┌──
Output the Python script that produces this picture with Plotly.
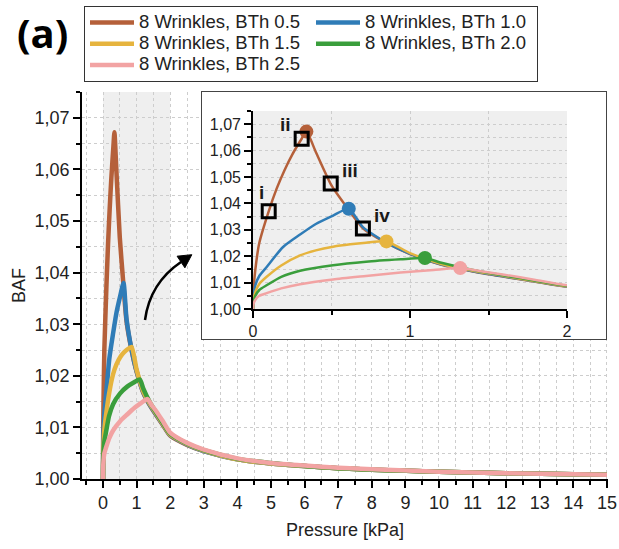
import plotly.graph_objects as go

# ---- data: bending amplification factor (BAF) vs applied pressure ----
series_names = [
    "8 Wrinkles, BTh 0.5",
    "8 Wrinkles, BTh 1.0",
    "8 Wrinkles, BTh 1.5",
    "8 Wrinkles, BTh 2.0",
    "8 Wrinkles, BTh 2.5",
]
series_colors = ["#B5603A", "#2F7CB7", "#E6B43E", "#3A9E3C", "#F2A3A3"]

p_bth05 = [0, 0.003, 0.015, 0.04, 0.1, 0.15, 0.2, 0.25, 0.31, 0.34, 0.4, 0.5, 0.6, 0.7,
           0.85, 1.0, 1.2, 1.4, 1.6, 1.8, 2.0, 2.5, 3, 4, 5, 6, 7, 8, 10, 12, 15]
baf_bth05 = [1.0, 1.007, 1.015, 1.025, 1.037, 1.0455, 1.0525, 1.0585, 1.0645, 1.0672, 1.0595,
             1.0468, 1.0383, 1.0306, 1.0250, 1.0208, 1.0167, 1.0142, 1.0122, 1.0103, 1.0084,
             1.0066, 1.0054, 1.0038, 1.0030, 1.0025, 1.0021, 1.0018, 1.0014, 1.0011, 1.0008]

p_bth10 = [0, 0.003, 0.015, 0.04, 0.087, 0.19, 0.3, 0.4, 0.51, 0.61, 0.7, 0.85, 1.0, 1.2,
           1.4, 1.6, 1.8, 2.0, 2.5, 3, 4, 5, 6, 7, 8, 10, 12, 15]
baf_bth10 = [1.0, 1.004, 1.009, 1.0125, 1.0159, 1.0234, 1.0282, 1.0322, 1.0354, 1.038, 1.0310,
             1.0251, 1.0209, 1.0168, 1.0143, 1.0123, 1.0104, 1.0085, 1.0067, 1.0054, 1.0038,
             1.0030, 1.0025, 1.0021, 1.0018, 1.0014, 1.0011, 1.0008]

p_bth15 = [0, 0.003, 0.015, 0.04, 0.087, 0.18, 0.3, 0.4, 0.51, 0.62, 0.72, 0.85, 1.0, 1.2,
           1.4, 1.6, 1.8, 2.0, 2.5, 3, 4, 5, 6, 7, 8, 10, 12, 15]
baf_bth15 = [1.0, 1.003, 1.0065, 1.0095, 1.0122, 1.0165, 1.0203, 1.0222, 1.0236, 1.0245, 1.0251,
             1.0256, 1.0212, 1.0170, 1.0145, 1.0125, 1.0105, 1.0086, 1.0068, 1.0055, 1.0038,
             1.0030, 1.0025, 1.0021, 1.0018, 1.0014, 1.0011, 1.0008]

p_bth20 = [0, 0.003, 0.015, 0.04, 0.087, 0.18, 0.3, 0.51, 0.72, 0.94, 1.095, 1.2, 1.4, 1.6,
           1.8, 2.0, 2.5, 3, 4, 5, 6, 7, 8, 10, 12, 15]
baf_bth20 = [1.0, 1.0025, 1.005, 1.0072, 1.009, 1.0122, 1.0145, 1.0166, 1.0179, 1.0188, 1.0193,
             1.0175, 1.0148, 1.0127, 1.0107, 1.0088, 1.0069, 1.0056, 1.0039, 1.0031, 1.0025,
             1.0021, 1.0018, 1.0014, 1.0011, 1.0008]

p_bth25 = [0, 0.003, 0.015, 0.04, 0.087, 0.18, 0.3, 0.51, 0.72, 0.94, 1.15, 1.32, 1.45, 1.6,
           1.8, 2.0, 2.5, 3, 4, 5, 6, 7, 8, 10, 12, 15]
baf_bth25 = [1.0, 1.0018, 1.0035, 1.005, 1.006, 1.0078, 1.0094, 1.0112, 1.0125, 1.0138, 1.0148,
             1.0155, 1.0143, 1.0130, 1.0110, 1.0090, 1.0070, 1.0057, 1.0040, 1.0031, 1.0026,
             1.0022, 1.0019, 1.0014, 1.0011, 1.0008]

pressures = [p_bth05, p_bth10, p_bth15, p_bth20, p_bth25]
bafs = [baf_bth05, baf_bth10, baf_bth15, baf_bth20, baf_bth25]

# deformation stages marked on the BTh 0.5 curve
stage_labels = ["i", "ii", "iii", "iv"]
stage_p = [0.1, 0.31, 0.495, 0.70]
stage_baf = [1.037, 1.0645, 1.0475, 1.0305]

W, H = 619, 549
FONT = "Arial, Liberation Sans, sans-serif"
GRID = "#cdcdcd"
SHADE = "#efefef"


def px_x(px):
    return px / W


def px_y(py):
    return 1 - py / H


fig = go.Figure()

# main plot curves
for name, col, p, b in zip(series_names, series_colors, pressures, bafs):
    fig.add_trace(go.Scatter(
        x=p, y=b, name=f'<span style="font-size:18.5px">{name}</span>', mode="lines",
        line=dict(color=col, width=4.5, shape="spline", smoothing=0.6),
        xaxis="x", yaxis="y",
    ))

# empty trace holding the white inset frame subplot
fig.add_trace(go.Scatter(x=[], y=[], xaxis="x2", yaxis="y2", showlegend=False,
                         hoverinfo="skip"))

# inset curves
for name, col, p, b in zip(series_names, series_colors, pressures, bafs):
    fig.add_trace(go.Scatter(
        x=p, y=b, name=name, mode="lines", showlegend=False,
        line=dict(color=col, width=2.5, shape="spline", smoothing=0.6),
        xaxis="x3", yaxis="y3",
    ))

# peak markers in the inset
peak_p, peak_baf = [], []
for p, b in zip(pressures, bafs):
    k = b.index(max(b))
    peak_p.append(p[k])
    peak_baf.append(b[k])
fig.add_trace(go.Scatter(
    x=peak_p, y=peak_baf, mode="markers", showlegend=False,
    marker=dict(color=series_colors, size=14, line=dict(width=0)),
    xaxis="x3", yaxis="y3",
))

# stage markers
fig.add_trace(go.Scatter(
    x=stage_p, y=stage_baf, mode="markers", showlegend=False,
    marker=dict(symbol="square-open", size=13, color="black", line=dict(width=3)),
    xaxis="x3", yaxis="y3",
))

stage_shift = [(-7, 19), (-16, 14), (19, 13), (19, 13)]
annotations = []
for lab, sp, sb, (dx, dy) in zip(stage_labels, stage_p, stage_baf, stage_shift):
    annotations.append(dict(
        x=sp, y=sb, xref="x3", yref="y3", text=f"<b>{lab}</b>", showarrow=False,
        xshift=dx, yshift=dy, font=dict(size=19, color="#1a1a1a", family=FONT),
    ))
annotations.append(dict(
    x=px_x(42), y=px_y(33), xref="paper", yref="paper", text="<b>(a)</b>",
    xanchor="center", yanchor="middle", showarrow=False,
    font=dict(size=40, color="black", family="Open Sans, Arial"),
))

# curved arrow pointing towards the zoomed inset
x0, y0 = px_x(145), px_y(320)
cx, cy = px_x(150), px_y(283)
x1, y1 = px_x(181), px_y(262)
tip = (px_x(191.8), px_y(254.7))
b1 = (px_x(184.9), px_y(267.8))
b2 = (px_x(177.1), px_y(256.2))

shapes = [
    dict(type="rect", xref="x", yref="y", x0=0, x1=2, y0=1.0, y1=1.075,
         fillcolor=SHADE, line=dict(width=0), layer="below"),
    dict(type="rect", xref="x3", yref="y3", x0=0, x1=2, y0=1.0, y1=1.075,
         fillcolor=SHADE, line=dict(width=0), layer="below"),
    dict(type="path", xref="paper", yref="paper", layer="above",
         path=f"M {x0},{y0} Q {cx},{cy} {x1},{y1}",
         line=dict(color="black", width=2.5)),
    dict(type="path", xref="paper", yref="paper", layer="above",
         path=f"M {tip[0]},{tip[1]} L {b1[0]},{b1[1]} L {b2[0]},{b2[1]} Z",
         fillcolor="black", line=dict(color="black", width=1)),
]

axis_common = dict(
    showline=True, linecolor="black", linewidth=1.6, ticks="outside",
    tickcolor="black", tickwidth=1.5, zeroline=False, automargin=False,
    showgrid=True, gridcolor=GRID, gridwidth=1, griddash="3px,3px",
    tickfont=dict(size=18, color="#222", family=FONT),
)

fig.update_layout(
    width=W, height=H,
    margin=dict(l=0, r=0, t=0, b=0),
    paper_bgcolor="white", plot_bgcolor="white",
    separators=",.",
    font=dict(family=FONT, color="#222"),
    showlegend=True,
    legend=dict(
        orientation="h", x=px_x(84), y=px_y(6), xanchor="left", yanchor="top",
        bgcolor="white", bordercolor="#333", borderwidth=1,
        font=dict(size=14, color="#222", family=FONT),
        entrywidth=167, entrywidthmode="pixels", itemwidth=44,
    ),
    xaxis=dict(
        **axis_common, domain=[px_x(82), px_x(608)], range=[-0.625, 15.03],
        anchor="y", tickmode="linear", tick0=0, dtick=1, ticklen=7,
        minor=dict(dtick=0.5, tick0=0, ticks="outside", ticklen=4, tickcolor="black",
                   showgrid=True, gridcolor=GRID, griddash="3px,3px"),
        title=dict(text="Pressure [kPa]", font=dict(size=18, color="#222"), standoff=11),
    ),
    yaxis=dict(
        **axis_common, domain=[px_y(479), px_y(92)], range=[1.0, 1.075],
        anchor="x", tickmode="linear", tick0=1.0, dtick=0.01, tickformat=".2f", ticklen=7,
        minor=dict(dtick=0.005, tick0=1.0, ticks="outside", ticklen=4, tickcolor="black",
                   showgrid=True, gridcolor=GRID, griddash="3px,3px"),
        title=dict(text="BAF", font=dict(size=18, color="#222"), standoff=4),
    ),
    xaxis2=dict(domain=[px_x(202), px_x(606)], range=[0, 1], anchor="y2",
                showline=True, mirror=True, linecolor="#444", linewidth=1.3,
                showgrid=False, zeroline=False, showticklabels=False, ticks="",
                fixedrange=True),
    yaxis2=dict(domain=[px_y(339), px_y(92)], range=[0, 1], anchor="x2",
                showline=True, mirror=True, linecolor="#444", linewidth=1.3,
                showgrid=False, zeroline=False, showticklabels=False, ticks="",
                fixedrange=True),
    xaxis3=dict(
        **{**axis_common, "tickfont": dict(size=16, color="#222", family=FONT)},
        domain=[px_x(253), px_x(567)], range=[0, 2], anchor="y3",
        tickmode="linear", tick0=0, dtick=1, ticklen=7,
        minor=dict(dtick=0.5, tick0=0, ticks="outside", ticklen=4, tickcolor="black",
                   showgrid=True, gridcolor=GRID, griddash="3px,3px"),
    ),
    yaxis3=dict(
        **{**axis_common, "tickfont": dict(size=16, color="#222", family=FONT)},
        domain=[px_y(309), px_y(111)], range=[1.0, 1.075], anchor="x3",
        tickmode="linear", tick0=1.0, dtick=0.01, tickformat=".2f", ticklen=7,
        minor=dict(dtick=0.005, tick0=1.0, ticks="outside", ticklen=4, tickcolor="black",
                   showgrid=True, gridcolor=GRID, griddash="3px,3px"),
    ),
    shapes=shapes,
    annotations=annotations,
)

fig.write_html("out.html")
└──
* WHAT YOU HAVE TO DO
Return the material line for line, from its beginning to the line that contains "import plotly.graph_objects as go", with the pictures left out.

* COMPLETE ANSWER
Output the Python script that produces this picture with Plotly.
import plotly.graph_objects as go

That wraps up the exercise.